§ **Short task**: Return, without pictures, the lines from the start of the data through the one that contains "const seriesNames = ['#".
──────────
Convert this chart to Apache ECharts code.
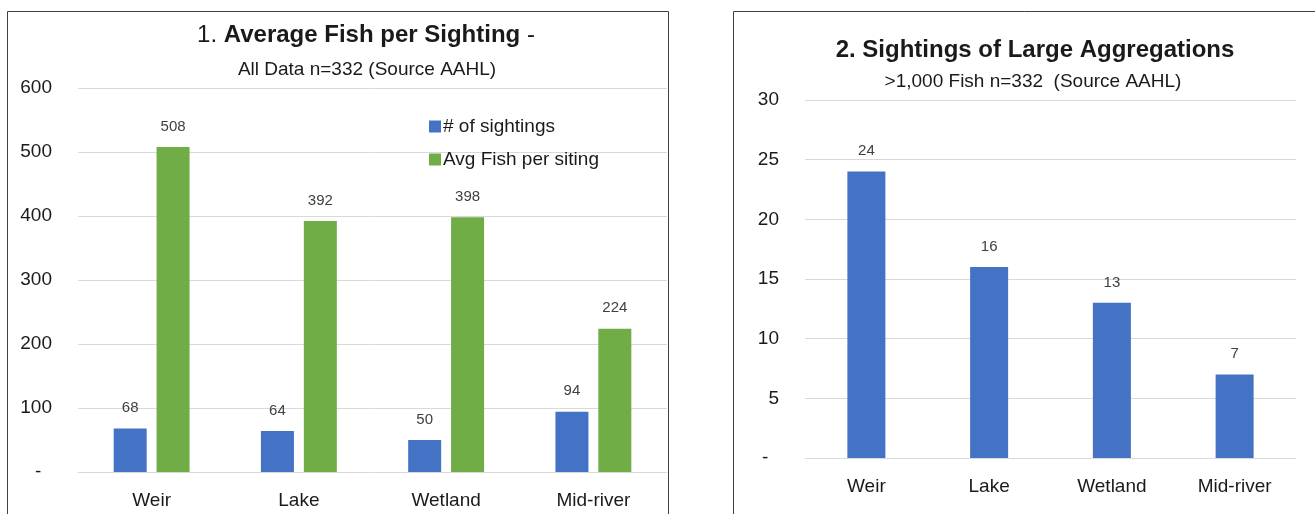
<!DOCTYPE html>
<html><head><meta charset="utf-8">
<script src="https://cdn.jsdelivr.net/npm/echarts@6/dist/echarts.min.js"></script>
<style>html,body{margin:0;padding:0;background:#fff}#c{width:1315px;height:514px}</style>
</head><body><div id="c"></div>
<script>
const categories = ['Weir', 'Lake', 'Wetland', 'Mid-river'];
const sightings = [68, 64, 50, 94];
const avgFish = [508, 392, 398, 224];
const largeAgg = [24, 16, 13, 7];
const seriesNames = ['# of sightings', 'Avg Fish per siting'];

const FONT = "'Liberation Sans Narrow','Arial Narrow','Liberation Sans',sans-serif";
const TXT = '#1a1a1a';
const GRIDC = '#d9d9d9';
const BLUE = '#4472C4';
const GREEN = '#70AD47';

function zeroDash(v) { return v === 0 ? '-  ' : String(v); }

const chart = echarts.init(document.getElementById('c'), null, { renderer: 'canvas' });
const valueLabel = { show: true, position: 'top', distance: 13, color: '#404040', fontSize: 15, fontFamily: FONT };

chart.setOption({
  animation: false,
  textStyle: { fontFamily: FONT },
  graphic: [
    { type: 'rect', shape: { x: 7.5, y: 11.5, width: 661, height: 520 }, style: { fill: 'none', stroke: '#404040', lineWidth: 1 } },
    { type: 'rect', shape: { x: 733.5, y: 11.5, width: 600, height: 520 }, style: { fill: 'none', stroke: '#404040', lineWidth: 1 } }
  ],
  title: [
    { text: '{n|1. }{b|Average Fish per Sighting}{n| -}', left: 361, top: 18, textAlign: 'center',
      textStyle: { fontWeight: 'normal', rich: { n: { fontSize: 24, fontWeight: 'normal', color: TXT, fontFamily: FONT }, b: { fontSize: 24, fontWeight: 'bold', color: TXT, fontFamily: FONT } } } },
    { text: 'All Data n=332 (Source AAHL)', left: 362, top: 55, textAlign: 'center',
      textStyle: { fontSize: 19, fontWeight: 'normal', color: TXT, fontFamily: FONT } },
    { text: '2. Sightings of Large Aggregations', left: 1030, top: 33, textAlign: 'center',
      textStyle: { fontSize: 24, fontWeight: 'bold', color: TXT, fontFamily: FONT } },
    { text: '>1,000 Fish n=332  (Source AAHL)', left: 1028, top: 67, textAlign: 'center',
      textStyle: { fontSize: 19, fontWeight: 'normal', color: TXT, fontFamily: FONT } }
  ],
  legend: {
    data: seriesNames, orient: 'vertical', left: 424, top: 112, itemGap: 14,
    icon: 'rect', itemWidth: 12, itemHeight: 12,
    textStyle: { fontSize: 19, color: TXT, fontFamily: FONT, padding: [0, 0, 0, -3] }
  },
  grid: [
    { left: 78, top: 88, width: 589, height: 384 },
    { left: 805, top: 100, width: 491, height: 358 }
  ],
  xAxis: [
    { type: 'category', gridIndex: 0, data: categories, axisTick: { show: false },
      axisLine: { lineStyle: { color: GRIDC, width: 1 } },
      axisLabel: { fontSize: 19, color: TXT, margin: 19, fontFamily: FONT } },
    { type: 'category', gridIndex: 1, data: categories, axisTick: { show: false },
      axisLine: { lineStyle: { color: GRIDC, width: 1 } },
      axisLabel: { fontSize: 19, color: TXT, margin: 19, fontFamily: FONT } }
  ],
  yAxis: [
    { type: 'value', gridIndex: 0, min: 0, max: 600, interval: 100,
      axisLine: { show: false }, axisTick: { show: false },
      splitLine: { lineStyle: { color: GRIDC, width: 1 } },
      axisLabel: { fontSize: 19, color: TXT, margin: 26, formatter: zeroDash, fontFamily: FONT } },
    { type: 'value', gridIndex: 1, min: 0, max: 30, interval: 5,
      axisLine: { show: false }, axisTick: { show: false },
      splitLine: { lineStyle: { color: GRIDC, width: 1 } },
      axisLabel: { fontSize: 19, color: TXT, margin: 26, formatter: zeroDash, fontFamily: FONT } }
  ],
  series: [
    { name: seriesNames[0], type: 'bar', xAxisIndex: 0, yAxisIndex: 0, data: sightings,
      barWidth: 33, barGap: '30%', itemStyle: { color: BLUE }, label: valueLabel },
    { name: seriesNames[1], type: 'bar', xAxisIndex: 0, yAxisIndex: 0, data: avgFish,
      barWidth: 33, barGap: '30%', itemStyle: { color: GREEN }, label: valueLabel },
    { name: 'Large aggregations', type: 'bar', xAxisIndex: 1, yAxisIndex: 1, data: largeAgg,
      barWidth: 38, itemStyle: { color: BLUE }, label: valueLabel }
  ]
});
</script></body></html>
──────────
§ **The result**:
Convert this chart to Apache ECharts code.
<!DOCTYPE html>
<html><head><meta charset="utf-8">
<script src="https://cdn.jsdelivr.net/npm/echarts@6/dist/echarts.min.js"></script>
<style>html,body{margin:0;padding:0;background:#fff}#c{width:1315px;height:514px}</style>
</head><body><div id="c"></div>
<script>
const categories = ['Weir', 'Lake', 'Wetland', 'Mid-river'];
const sightings = [68, 64, 50, 94];
const avgFish = [508, 392, 398, 224];
const largeAgg = [24, 16, 13, 7];
const seriesNames = ['# of sightings', 'Avg Fish per siting'];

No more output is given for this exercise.